**Data shown**
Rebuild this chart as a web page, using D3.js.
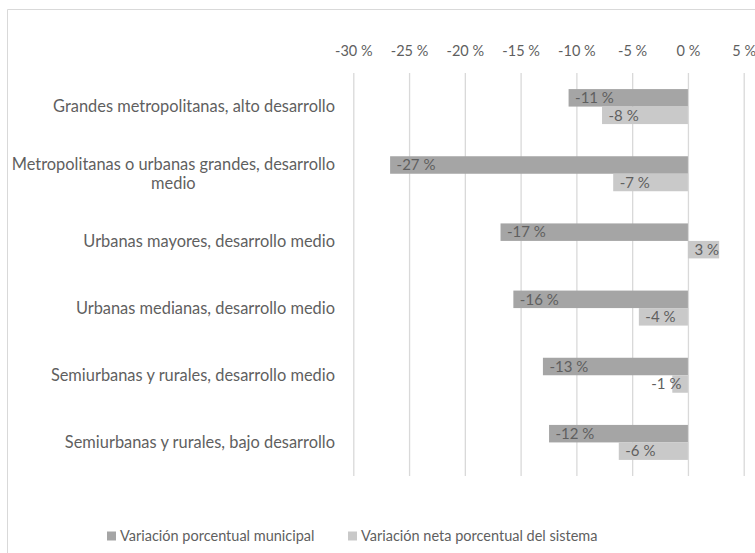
<!DOCTYPE html>
<html>
<head>
<meta charset="utf-8">
<script src="https://cdn.jsdelivr.net/npm/d3@7"></script>
<style>
  html, body { margin: 0; padding: 0; background: #fff; }
  svg { display: block; }
  text { font-family: Lato, "Liberation Sans", sans-serif; fill: #5f5f5f; }
</style>
</head>
<body>
<svg id="chart" width="755" height="553"></svg>
<script>
// Categories (top to bottom); wrapped labels are split into lines
const categories = [
  ["Grandes metropolitanas, alto desarrollo"],
  ["Metropolitanas o urbanas grandes, desarrollo", "medio"],
  ["Urbanas mayores, desarrollo medio"],
  ["Urbanas medianas, desarrollo medio"],
  ["Semiurbanas y rurales, desarrollo medio"],
  ["Semiurbanas y rurales, bajo desarrollo"]
];
const seriesNames = ["Variación porcentual municipal", "Variación neta porcentual del sistema"];
// Percent values
const municipal = [-10.7, -26.7, -16.8, -15.65, -13.0, -12.45];
const sistema   = [-7.7, -6.7, 2.8, -4.4, -1.4, -6.2];
const tickValues = [-30, -25, -20, -15, -10, -5, 0, 5];

const colors = ["#a5a5a5", "#c9c9c9"];
// plain hyphen-minus, as in the spreadsheet number format
const fmt = v => String(Math.round(v)).replace("\u2212", "-") + " %";

const svg = d3.select("#chart");

// outer chart frame
svg.append("path")
  .attr("d", "M7.5,560 V9.5 H760")
  .attr("fill", "none")
  .attr("stroke", "#d9d9d9")
  .attr("stroke-width", 1);

const plot = { left: 353.3, right: 743.7, top: 73, bottom: 476 };

const x = d3.scaleLinear().domain([-30, 5]).range([plot.left, plot.right]);
const ids = d3.range(categories.length);
const y = d3.scaleBand().domain(ids).range([plot.top, plot.bottom])
  .paddingInner(0.479).paddingOuter(0.2395);
const ySub = d3.scaleBand().domain([0, 1]).range([0, y.bandwidth()]);

// vertical gridlines + top axis labels
const axis = d3.axisTop(x).tickValues(tickValues).tickFormat(fmt)
  .tickSize(-(plot.bottom - plot.top));
const gAxis = svg.append("g").attr("transform", `translate(0,${plot.top})`).call(axis);
gAxis.select(".domain").remove();
gAxis.selectAll(".tick line").attr("stroke", "#d9d9d9").attr("stroke-width", 1.3);
gAxis.selectAll(".tick text")
  .attr("font-size", 14.5).attr("font-family", null).style("fill", "#5f5f5f")
  .attr("dy", "0.35em").attr("y", -22.5);

// bars
const rows = ids.map(i => [municipal[i], sistema[i]]);
const gRow = svg.append("g").selectAll("g").data(rows).join("g")
  .attr("transform", (d, i) => `translate(0,${y(i)})`);

gRow.selectAll("rect").data(d => d).join("rect")
  .attr("x", v => x(Math.min(0, v)))
  .attr("width", v => Math.abs(x(v) - x(0)))
  .attr("y", (v, j) => ySub(j))
  .attr("height", ySub.bandwidth())
  .attr("fill", (v, j) => colors[j]);

// value labels at the bar end, moved to the base when they do not fit
const pad = 6.5;
gRow.selectAll("text.val").data(d => d).join("text")
  .attr("class", "val")
  .attr("font-size", 15)
  .attr("y", (v, j) => ySub(j) + ySub.bandwidth() / 2)
  .attr("dy", "0.35em")
  .text(v => fmt(v))
  .each(function (v) {
    const w = this.getComputedTextLength();
    const barW = Math.abs(x(v) - x(0));
    const fits = w + 2 * pad <= barW;
    const t = d3.select(this);
    if (v < 0) {
      if (fits) t.attr("x", x(v) + pad).attr("text-anchor", "start");
      else t.attr("x", x(0) - pad).attr("text-anchor", "end");
    } else {
      if (fits) t.attr("x", x(v) - pad).attr("text-anchor", "end");
      else t.attr("x", x(0) + pad).attr("text-anchor", "start");
    }
  });

// category labels
const labelRight = 335;
const lineH = 18.5;
svg.append("g").selectAll("text").data(categories).join("text")
  .attr("font-size", 16.4)
  .attr("y", (d, i) => y(i) + y.bandwidth() / 2 - (d.length - 1) * lineH / 2)
  .attr("dy", "0.35em")
  .each(function (lines) {
    const t = d3.select(this);
    if (lines.length === 1) {
      t.attr("x", labelRight).attr("text-anchor", "end").text(lines[0]);
    } else {
      // wrapped label: lines centred on the widest line
      t.attr("text-anchor", "middle");
      const tmp = t.append("tspan").text(lines[0]);
      const w = tmp.node().getComputedTextLength();
      tmp.remove();
      const cx = labelRight - w / 2;
      t.attr("dy", null);
      lines.forEach((ln, k) => {
        t.append("tspan").attr("x", cx).attr("dy", k === 0 ? "0.35em" : lineH).text(ln);
      });
    }
  });

// legend
const legendY = 536;
const legendItems = [{ x: 107, c: colors[0], n: seriesNames[0] }, { x: 348, c: colors[1], n: seriesNames[1] }];
const gLeg = svg.append("g").selectAll("g").data(legendItems).join("g")
  .attr("transform", d => `translate(${d.x},${legendY})`);
gLeg.append("rect").attr("x", 0).attr("y", -4.5).attr("width", 9).attr("height", 9).attr("fill", d => d.c);
gLeg.append("text").attr("x", 13).attr("dy", "0.35em").attr("font-size", 14.5).text(d => d.n);
</script>
</body>
</html>
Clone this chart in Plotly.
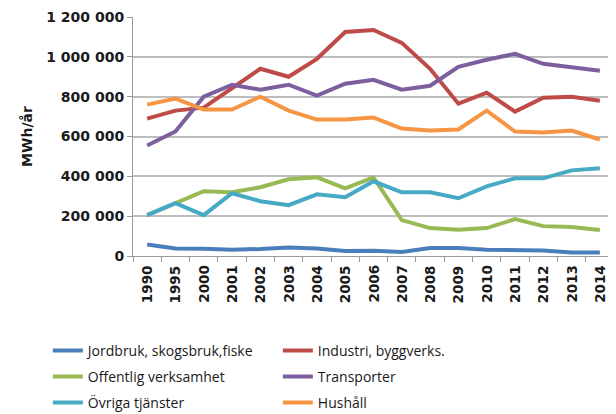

**What needs to be done**
Return exactly what appears from the opening line of the material through the line with "const tickValues = [-30, -25, -20, -15, -10, -5, 0, 5];", apart from the pictures.

**Answer to the problem**
Rebuild this chart as a web page, using D3.js.
<!DOCTYPE html>
<html>
<head>
<meta charset="utf-8">
<script src="https://cdn.jsdelivr.net/npm/d3@7"></script>
<style>
  html, body { margin: 0; padding: 0; background: #fff; }
  svg { display: block; }
  text { font-family: Lato, "Liberation Sans", sans-serif; fill: #5f5f5f; }
</style>
</head>
<body>
<svg id="chart" width="755" height="553"></svg>
<script>
// Categories (top to bottom); wrapped labels are split into lines
const categories = [
  ["Grandes metropolitanas, alto desarrollo"],
  ["Metropolitanas o urbanas grandes, desarrollo", "medio"],
  ["Urbanas mayores, desarrollo medio"],
  ["Urbanas medianas, desarrollo medio"],
  ["Semiurbanas y rurales, desarrollo medio"],
  ["Semiurbanas y rurales, bajo desarrollo"]
];
const seriesNames = ["Variación porcentual municipal", "Variación neta porcentual del sistema"];
// Percent values
const municipal = [-10.7, -26.7, -16.8, -15.65, -13.0, -12.45];
const sistema   = [-7.7, -6.7, 2.8, -4.4, -1.4, -6.2];
const tickValues = [-30, -25, -20, -15, -10, -5, 0, 5];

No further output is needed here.